Building Information Modeling (BIM) is an established paradigm for the growth of improved project delivery methods. Accurate BIM-centric project delivery for AEC professionals helps in making high fidelity and accurate identifiable building component data with descriptive and operable metadata.
What is IoT?
IoT (Internet of Things) is defined as an interconnection of sensing and activating devices delivering the capacity to share information across platforms through an integrated framework, developing a shared operating image for innovative applications. IoT technologies encompass sensing, identification & recognition technologies along with hardware, software, cloud platforms, communication technologies, algorithms, data processing solutions, energy storage, and security appliances. IoT mainly exploits standard protocols & technologies, out of which IoT device constitutes to be the main subset. Typical IoT devices comprise intelligent & smart mobile devices, single board computers, and different sensors and actuators.
Integrated BIM & IoT Bringing Complementary Views of AEC Project
The possibility of connecting BIM services and IoT data sources is a new development. Building Information Modeling and IoT data provide complementary views of the project that complement the limitations of each. Building Information Models provide high fidelity representations of the project at the component level. By integrating geometry, spatial location and scalable metadata properties, 3D BIM models provide a high-fidelity operable dataset seizing the as-designed building objects, properties and spatial organization as a set of virtual assets. IoT data improves information by providing real-time status from the actual operations in construction.

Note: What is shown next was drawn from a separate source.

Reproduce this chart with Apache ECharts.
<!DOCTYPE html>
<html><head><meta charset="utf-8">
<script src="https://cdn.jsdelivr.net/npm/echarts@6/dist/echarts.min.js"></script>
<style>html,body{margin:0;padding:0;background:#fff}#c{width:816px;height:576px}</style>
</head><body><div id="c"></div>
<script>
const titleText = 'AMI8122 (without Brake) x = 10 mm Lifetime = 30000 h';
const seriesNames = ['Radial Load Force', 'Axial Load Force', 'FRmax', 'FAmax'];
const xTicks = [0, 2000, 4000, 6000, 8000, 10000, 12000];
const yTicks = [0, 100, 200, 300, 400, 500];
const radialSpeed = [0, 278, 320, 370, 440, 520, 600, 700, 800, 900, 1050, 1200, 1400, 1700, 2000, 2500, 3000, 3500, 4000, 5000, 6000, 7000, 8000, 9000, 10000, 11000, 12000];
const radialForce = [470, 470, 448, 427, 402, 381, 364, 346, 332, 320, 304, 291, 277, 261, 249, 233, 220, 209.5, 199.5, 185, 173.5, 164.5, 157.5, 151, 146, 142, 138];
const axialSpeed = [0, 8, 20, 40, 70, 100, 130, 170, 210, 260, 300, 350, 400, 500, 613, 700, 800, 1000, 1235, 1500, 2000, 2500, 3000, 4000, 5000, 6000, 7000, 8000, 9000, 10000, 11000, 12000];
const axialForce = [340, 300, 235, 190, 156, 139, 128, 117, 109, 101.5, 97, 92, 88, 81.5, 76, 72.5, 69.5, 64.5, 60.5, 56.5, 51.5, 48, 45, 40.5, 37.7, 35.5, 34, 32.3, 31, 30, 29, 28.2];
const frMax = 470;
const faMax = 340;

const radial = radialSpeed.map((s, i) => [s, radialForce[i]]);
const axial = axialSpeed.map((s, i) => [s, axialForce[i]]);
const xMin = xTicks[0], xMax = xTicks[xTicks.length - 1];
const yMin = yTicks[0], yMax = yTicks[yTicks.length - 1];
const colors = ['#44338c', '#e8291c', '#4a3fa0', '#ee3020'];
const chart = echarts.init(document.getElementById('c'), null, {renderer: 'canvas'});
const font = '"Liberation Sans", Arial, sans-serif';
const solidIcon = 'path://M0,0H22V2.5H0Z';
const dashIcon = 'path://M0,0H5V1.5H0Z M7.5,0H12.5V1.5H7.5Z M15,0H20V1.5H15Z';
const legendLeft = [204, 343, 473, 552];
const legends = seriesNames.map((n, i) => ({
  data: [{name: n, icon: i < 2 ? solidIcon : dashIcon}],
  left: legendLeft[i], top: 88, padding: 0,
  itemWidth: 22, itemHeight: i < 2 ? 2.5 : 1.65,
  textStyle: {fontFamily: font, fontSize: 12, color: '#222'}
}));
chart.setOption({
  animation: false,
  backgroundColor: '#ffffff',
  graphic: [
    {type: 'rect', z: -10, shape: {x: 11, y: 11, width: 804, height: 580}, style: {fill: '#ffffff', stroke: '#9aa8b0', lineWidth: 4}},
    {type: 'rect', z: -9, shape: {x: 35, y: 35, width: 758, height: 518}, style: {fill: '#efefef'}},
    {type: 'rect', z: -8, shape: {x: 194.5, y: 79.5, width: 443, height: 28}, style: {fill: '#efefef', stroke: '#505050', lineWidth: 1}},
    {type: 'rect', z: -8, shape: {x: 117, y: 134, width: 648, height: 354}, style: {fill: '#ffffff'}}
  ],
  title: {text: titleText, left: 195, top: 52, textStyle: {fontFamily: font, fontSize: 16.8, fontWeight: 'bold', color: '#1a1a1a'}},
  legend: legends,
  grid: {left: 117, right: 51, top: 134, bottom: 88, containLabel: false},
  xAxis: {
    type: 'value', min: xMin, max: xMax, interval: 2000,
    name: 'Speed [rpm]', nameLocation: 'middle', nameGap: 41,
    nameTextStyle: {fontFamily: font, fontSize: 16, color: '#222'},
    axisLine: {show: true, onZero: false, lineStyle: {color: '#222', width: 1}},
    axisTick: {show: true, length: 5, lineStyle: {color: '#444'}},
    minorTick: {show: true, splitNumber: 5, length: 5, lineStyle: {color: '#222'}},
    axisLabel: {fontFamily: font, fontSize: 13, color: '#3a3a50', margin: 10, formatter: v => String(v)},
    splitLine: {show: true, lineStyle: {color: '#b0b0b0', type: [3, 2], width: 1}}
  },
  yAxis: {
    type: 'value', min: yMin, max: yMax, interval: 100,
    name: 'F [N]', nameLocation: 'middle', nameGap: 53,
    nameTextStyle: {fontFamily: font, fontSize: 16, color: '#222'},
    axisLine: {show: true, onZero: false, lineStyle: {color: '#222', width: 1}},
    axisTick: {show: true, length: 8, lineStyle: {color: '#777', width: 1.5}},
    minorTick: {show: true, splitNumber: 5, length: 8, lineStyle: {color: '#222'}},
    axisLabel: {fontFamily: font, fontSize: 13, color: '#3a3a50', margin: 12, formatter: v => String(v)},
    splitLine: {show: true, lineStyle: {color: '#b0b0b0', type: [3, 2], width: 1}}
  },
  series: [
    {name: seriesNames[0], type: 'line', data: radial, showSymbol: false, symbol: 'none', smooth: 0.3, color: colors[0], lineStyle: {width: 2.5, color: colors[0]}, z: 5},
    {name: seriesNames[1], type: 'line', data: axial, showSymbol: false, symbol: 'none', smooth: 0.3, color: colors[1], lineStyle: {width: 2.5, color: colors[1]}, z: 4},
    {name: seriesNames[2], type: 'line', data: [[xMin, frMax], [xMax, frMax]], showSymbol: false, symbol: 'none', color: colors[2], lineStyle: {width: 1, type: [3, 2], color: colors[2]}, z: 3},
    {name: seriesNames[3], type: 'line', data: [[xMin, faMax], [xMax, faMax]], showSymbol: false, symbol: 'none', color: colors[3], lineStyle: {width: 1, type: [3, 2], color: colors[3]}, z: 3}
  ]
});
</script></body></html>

The potential information from sensors is highly variable but includes positioning, physical measurements, and weather-related information. The data is organized as time series data of individual sensor point samples with the higher-level organization into equipment. Both BIM and IoT information can be accessed through various mechanisms, like manual interfaces of proprietary systems, programming APIs allied to applications, potential database links to the systems, and export via open standards.

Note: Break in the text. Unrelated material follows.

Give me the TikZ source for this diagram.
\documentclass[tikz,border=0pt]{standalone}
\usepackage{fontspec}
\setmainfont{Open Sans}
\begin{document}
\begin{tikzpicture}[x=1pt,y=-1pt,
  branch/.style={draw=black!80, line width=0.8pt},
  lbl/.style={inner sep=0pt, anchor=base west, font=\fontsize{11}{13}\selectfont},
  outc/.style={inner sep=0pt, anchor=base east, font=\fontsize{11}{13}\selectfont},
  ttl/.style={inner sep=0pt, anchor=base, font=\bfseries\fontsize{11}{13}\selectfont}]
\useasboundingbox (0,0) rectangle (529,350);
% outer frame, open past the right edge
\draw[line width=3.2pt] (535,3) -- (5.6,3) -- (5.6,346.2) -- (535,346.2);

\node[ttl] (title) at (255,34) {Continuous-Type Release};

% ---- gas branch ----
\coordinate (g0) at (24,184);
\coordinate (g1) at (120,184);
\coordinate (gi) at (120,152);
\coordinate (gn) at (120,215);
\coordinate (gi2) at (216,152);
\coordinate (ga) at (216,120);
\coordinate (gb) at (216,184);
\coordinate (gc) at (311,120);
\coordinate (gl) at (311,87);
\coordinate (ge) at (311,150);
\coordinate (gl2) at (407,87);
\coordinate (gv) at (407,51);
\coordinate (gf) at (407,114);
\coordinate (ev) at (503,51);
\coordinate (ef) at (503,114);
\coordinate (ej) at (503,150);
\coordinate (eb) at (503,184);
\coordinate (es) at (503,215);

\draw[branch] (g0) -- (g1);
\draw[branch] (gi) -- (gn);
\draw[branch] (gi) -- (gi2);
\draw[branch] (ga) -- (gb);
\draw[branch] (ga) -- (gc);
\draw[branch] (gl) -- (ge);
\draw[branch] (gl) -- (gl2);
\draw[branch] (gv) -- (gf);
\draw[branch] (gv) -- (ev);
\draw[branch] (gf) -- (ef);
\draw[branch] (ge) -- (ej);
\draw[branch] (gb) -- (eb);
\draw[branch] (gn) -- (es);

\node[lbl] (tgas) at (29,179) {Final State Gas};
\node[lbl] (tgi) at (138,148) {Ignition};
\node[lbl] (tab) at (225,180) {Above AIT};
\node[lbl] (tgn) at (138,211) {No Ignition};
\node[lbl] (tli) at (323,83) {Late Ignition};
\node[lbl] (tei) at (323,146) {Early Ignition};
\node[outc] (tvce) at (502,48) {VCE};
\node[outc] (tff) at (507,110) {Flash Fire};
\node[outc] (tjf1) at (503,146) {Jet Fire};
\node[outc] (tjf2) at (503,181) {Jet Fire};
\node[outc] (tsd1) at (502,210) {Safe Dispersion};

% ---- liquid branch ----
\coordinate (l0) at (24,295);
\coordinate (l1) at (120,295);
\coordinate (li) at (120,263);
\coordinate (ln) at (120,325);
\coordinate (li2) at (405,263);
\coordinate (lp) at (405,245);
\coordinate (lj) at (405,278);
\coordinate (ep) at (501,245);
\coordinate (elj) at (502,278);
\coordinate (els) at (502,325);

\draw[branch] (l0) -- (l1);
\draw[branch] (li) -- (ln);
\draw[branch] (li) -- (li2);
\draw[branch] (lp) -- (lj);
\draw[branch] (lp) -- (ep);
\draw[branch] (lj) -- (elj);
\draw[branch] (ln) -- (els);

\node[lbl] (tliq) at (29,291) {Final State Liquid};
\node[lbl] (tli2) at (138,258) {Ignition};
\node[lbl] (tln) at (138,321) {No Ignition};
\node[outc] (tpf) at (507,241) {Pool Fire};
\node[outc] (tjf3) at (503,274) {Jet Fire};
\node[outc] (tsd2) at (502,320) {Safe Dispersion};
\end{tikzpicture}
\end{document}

Various open standards are evolving in BIM services and IoT fields. BIM and IoT devices are adopted in various aspects of energy management, construction monitoring, health & safety management, and building management. The concept of IoT is not just about IoT devices like sensors and actuators, the prime concern is the interconnection of sensing & actuating devices providing information sharing through the internet.
Current Scenario of BIM & IoT Device Integration
While the BIM and IoT device integration is still in the nascent stage, AEC professionals should understand the current scenario of BIM and IoT device integration including:
- What are the established application areas for BIM and IoT device integration?

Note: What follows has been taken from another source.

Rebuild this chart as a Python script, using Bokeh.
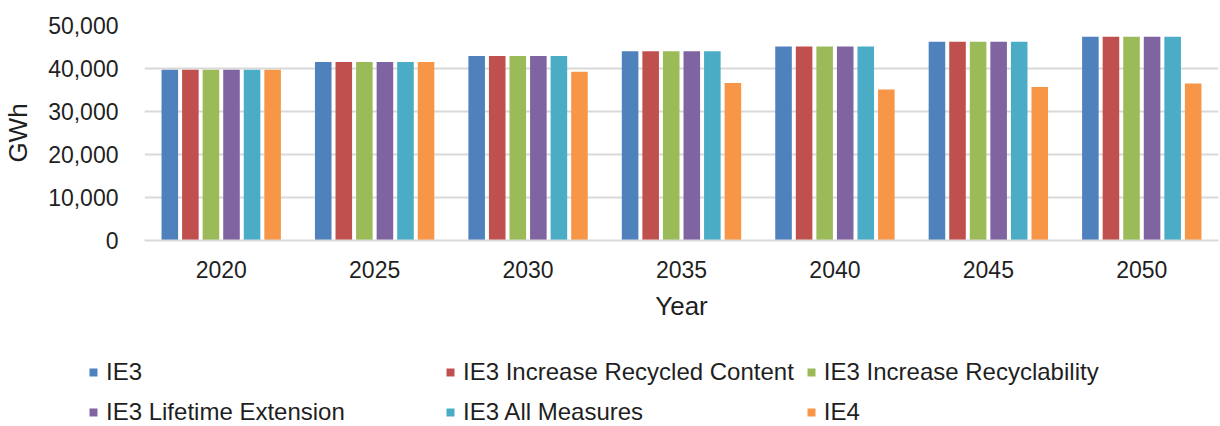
from bokeh.plotting import figure
from bokeh.models import (ColumnDataSource, FactorRange, FixedTicker, NumeralTickFormatter,
                          Legend, LegendItem, Range1d)
from bokeh.transform import dodge
from bokeh.layouts import column, row
from bokeh.embed import file_html
from bokeh.resources import INLINE

years = ["2020", "2025", "2030", "2035", "2040", "2045", "2050"]
series_names = ["IE3", "IE3 Increase Recycled Content", "IE3 Increase Recyclability",
                "IE3 Lifetime Extension", "IE3 All Measures", "IE4"]
ie3 = [39700, 41500, 42900, 44000, 45100, 46200, 47400]
ie3_recycled_content = [39700, 41500, 42900, 44000, 45100, 46200, 47400]
ie3_recyclability = [39700, 41500, 42900, 44000, 45100, 46200, 47400]
ie3_lifetime = [39700, 41500, 42900, 44000, 45100, 46200, 47400]
ie3_all = [39700, 41500, 42900, 44000, 45100, 46200, 47400]
ie4 = [39700, 41500, 39250, 36600, 35100, 35700, 36500]
y_ticks = [0, 10000, 20000, 30000, 40000, 50000]

colors = ["#4F81BD", "#C0504D", "#9BBB59", "#8064A2", "#4BACC6", "#F79646"]
keys = ["s0", "s1", "s2", "s3", "s4", "s5"]
values = [ie3, ie3_recycled_content, ie3_recyclability, ie3_lifetime, ie3_all, ie4]

data = {"year": years}
for k, v in zip(keys, values):
    data[k] = v
source = ColumnDataSource(data)

FONT = "Liberation Sans"
TXT = "#1f1f1f"

p = figure(x_range=FactorRange(*years, range_padding=0), y_range=Range1d(0, 50000),
           width=1220, height=330, output_backend="svg", toolbar_location=None,
           min_border_left=140, min_border_right=2, min_border_top=25, min_border_bottom=90)
p.outline_line_color = None

pitch = 0.134
for i, (k, c) in enumerate(zip(keys, colors)):
    p.vbar(x=dodge("year", (i - 2.5) * pitch, range=p.x_range), top=k, width=0.108,
           source=source, fill_color=c, line_color=None)

p.xgrid.grid_line_color = None
p.ygrid.grid_line_color = "#d9d9d9"
p.ygrid.grid_line_width = 2
p.yaxis.ticker = FixedTicker(ticks=y_ticks)
p.yaxis.formatter = NumeralTickFormatter(format="0,0")
p.yaxis.axis_line_color = None
p.yaxis.major_tick_line_color = None
p.yaxis.minor_tick_line_color = None
p.yaxis.major_label_standoff = 20
p.yaxis.axis_label = "GWh"
p.yaxis.axis_label_standoff = 12

p.xaxis.axis_line_color = "#d9d9d9"
p.xaxis.axis_line_width = 2
p.xaxis.major_tick_line_color = None
p.xaxis.minor_tick_line_color = None
p.xaxis.major_label_standoff = 14
p.xaxis.axis_label = "Year"
p.xaxis.axis_label_standoff = 10

for ax in (p.xaxis, p.yaxis):
    ax.major_label_text_font = FONT
    ax.major_label_text_font_size = "23px"
    ax.major_label_text_color = TXT
    ax.axis_label_text_font = FONT
    ax.axis_label_text_font_size = "26px"
    ax.axis_label_text_font_style = "normal"
    ax.axis_label_text_color = TXT

# legend strip: proxy renderers (zero-width bars outside the visible y range)
pl = figure(x_range=FactorRange(*years), y_range=Range1d(-2, -1),
            width=1220, height=96, output_backend="svg", toolbar_location=None,
            x_axis_type=None, y_axis_type=None,
            min_border_left=88, min_border_top=28, min_border_right=0, min_border_bottom=0)
pl.outline_line_color = None
pl.grid.grid_line_color = None
items = []
for k, name, c in zip(keys, series_names, colors):
    r = pl.vbar(x="year", top=k, width=0, source=source, fill_color=c, line_color=None)
    items.append(LegendItem(label=name, renderers=[r]))
leg = Legend(items=items, location="top_left", ncols=3, orientation="horizontal",
             glyph_width=10, glyph_height=10, label_standoff=8, label_width=327,
             label_height=28, spacing=12, padding=0, margin=0,
             border_line_color=None, background_fill_alpha=0,
             label_text_font=FONT, label_text_font_size="24px", label_text_color=TXT)
pl.add_layout(leg, "center")

layout = column(p, row(pl), spacing=0)
open("out.html", "w").write(file_html(layout, INLINE))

- How to categorize these application areas?
- What are the integrated techniques for BIM and IoT devices?
- What are the restrictions for both the application domains & integration methods?
BIM & IoT Integration for Construction Domains
- Construction Operation & Monitoring
- On-site environment monitoring – Real-time sensory inputs capturing realistic environmental conditions, combined with BIM models to calculate equipment operator’s instruction.
- Resource Monitoring – Sensors like Bluetooth Low Energy sensors & motion sensors used to track the movement of labors, materials, equipment in complex construction sites incorporated with BIM models to visualize moving paths, monitoring resource status & labor behaviors.
- Communication & Collaboration – BIM model could be correlated with real-time construction data captured from IoT tags, sensors & mobile devices to enable in-time communication & collaboration among various parties.
- Construction Performance & Progress Monitoring – Integrated with BIM models, data could be leveraged to monitor construction process & update construction schedules, for instance, Radio-Frequency Identification (RFID) & GPS sensors can be used to collect data position of construction components for comparison against BIM models.
- Health & Safety Training – Sensor collected location data and BIM models were used to analyze safety & productivity, providing real-time & post-event visualization through a VR environment.
- Onsite Monitoring for Health & Safety – IoT devices integrated with BIM tools help to achieve real-time data queries, risk identification, visualization & notification over BIM models.
- Construction Logistics & Management
- Automation in Prefabrication – BIM and IoT devices like RFID tags are effective tools for prefabricated component manufacturing, logistic, tracking, visualization with BIM model and automatic assembly.
- Lean Construction – Digital technologies like IoT and BIM services can assess work progress, constraints & productivity using constant & reliable information flow, expediting the development of Lean Construction.
- Facility Management
- Building Operation & Maintenance: BIM integrated with IoT devices can create beneficial platforms for assisting O&M practices like real-time data access, checking maintainability, creating & updating digital assets & space management.
- Building Performance Management: BIM enables interoperability, visualization, automation & integration with IoT devices, facilitating real-time management of building performance data.
- Energy Management: BIM for Energy Management was focused on real-time energy usage visualization & monitoring at building and city scale, energy performance analysis & energy benchmarking.
- Disaster Management: BIM & various types of sensors can be effectively used in disaster &emergency response both at the building and urban scale.